The goal of this assignment is to take the digitized Prokudin-Gorskii glass plate images and, using image processing techniques, automatically produce a color image with as few visual artifacts as possible. A cool explanation on how the Library of Congress created the color images on their site is available here.

Image Preprocessing

For preprocessing, I divided each input image into three segments of equal size (R, G, B channels). Furthermore, for each channel, I cropped 10 percent of the channel height from both the top and bottom. This cropping was done to reduce the effect of black borders that could impact the vertical alignment (i.e. drive the similarity score down unnecessarily).

Naïve Solution

For my naïve solution with lower resolution (.jpg) inputs, I used the SSIM (skimage.metrics.structural_similarity) method to score various alignments. To produce different alignments, I searched over a window of (-30, 30) x (-30, 30) pixels. In other words, I used np.roll to shift the red and green channels over their widths and lengths (by up to 30 pixels in either direction). I selected the alignments for the red and green channels that maximized the SSIM index with the blue channel. My results, along with the corresponding red/green shifts are as follows:

monastery.jpg, R: (2, 3), G: (2, -3)

tobolsk.jpg, R: (3, 6), G: (3, 3)

cathedral.jpg, R: (3, 12), G: (2, 5)

Pyramid

For my image pyramid technique, I started with searching a window of (-30, 30) x (-30, 30) pixels (similar to the naïve approach). I started with comparing scaled down channels (by a factor of 0.125).
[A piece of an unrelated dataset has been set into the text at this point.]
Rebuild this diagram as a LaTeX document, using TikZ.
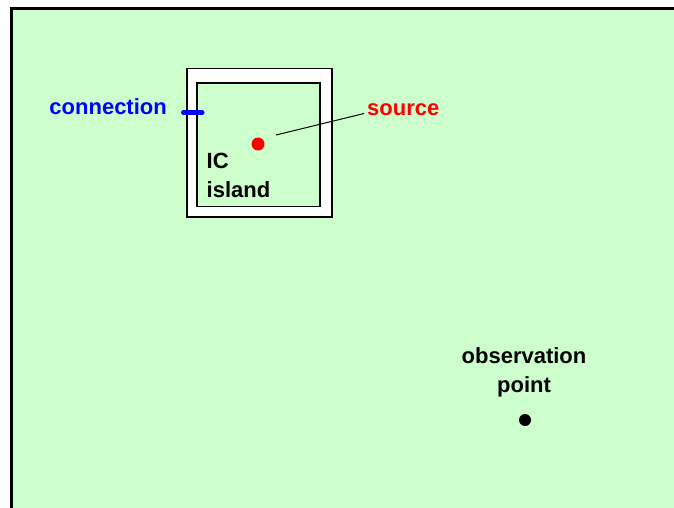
\documentclass[tikz,border=0pt]{standalone}
\usepackage{fontspec}
\setmainfont{Liberation Sans}
\definecolor{bggreen}{HTML}{CCFFCC}
\begin{document}
\begin{tikzpicture}[x=1pt,y=-1pt,
  lbl/.style={font=\bfseries\fontsize{22}{28.5}\selectfont, inner sep=0pt},
  dotmark/.style={circle, inner sep=0pt, minimum size=13pt}]
\useasboundingbox (0,0) rectangle (674,507);
% background
\draw[line width=3pt, fill=bggreen] (11,8) rectangle (690,520);
% IC frame
\draw[line width=1.1pt, fill=white] (187,68.5) rectangle (332,217);
\draw[line width=1.1pt, fill=bggreen] (197,83) rectangle (320,206.5);
% connection
\coordinate (c1) at (183.5,112.5);
\coordinate (c2) at (202,112.5);
\draw[blue, line width=5pt, line cap=round] (c1) -- (c2);
\node[lbl, text=blue, anchor=east] (conn) at (167,107) {connection};
% source
\node[dotmark, fill=red] (src) at (258,144) {};
\node[lbl, text=red, anchor=west] (srclbl) at (367,109.5) {source};
\coordinate (lead) at (276,135);
\draw[line width=1pt] (lead) -- ([shift={(-3pt,-4pt)}]srclbl.west);
% IC island
\node[lbl, anchor=north west, align=left] (ic) at (206.5,153) {IC\\island};
% observation point
\node[lbl, anchor=north, align=center] (obs) at (524,347.5) {observation\\point};
\node[dotmark, fill=black, minimum size=12pt] (op) at (525,420) {};
\end{tikzpicture}
\end{document}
For further levels of the pyramid, I searched over a window of (-2, 2) x (-2, 2) pixels and doubled the scale factor for each level. For the bells & whistles addition, I also compared the scaled down channels using sk.filters.sobel to align the channels based on the edges present in each channel. I continued with SSIM as my alignment metric, and adjusted the shifts for each channel over each level of recursion. My results, along with the corresponding red/green shifts are as follows:

monastery.jpg, R: (0, -4), G: (2, 2)

tobolsk.jpg, R: (2, 2), G: (4, 6)

cathedral.jpg, R: (2, 4), G: (4, 12)

church.tif, R: (-4, 58), G: 4, 26)

emir.tif, R: (40, 106), G: (22, 50)

harvesters.tif, R: (14, 122), G: (16, 60)

icon.tif, R: (22, 90), G: (16, 42)

lady.tif, R: (12, 120), G: (8, 56)

onion_church.tif, R: (36, 108), G: (24, 52)

sculpture.tif, R: (-26, 140), G: (-10, 34)

self_portrait.tif, R: (36, 176), G: (28, 78)

three_generations.tif, R: (8, 106), G: (12, 50)

melons.tif, R: (12, 178), G: (10, 80)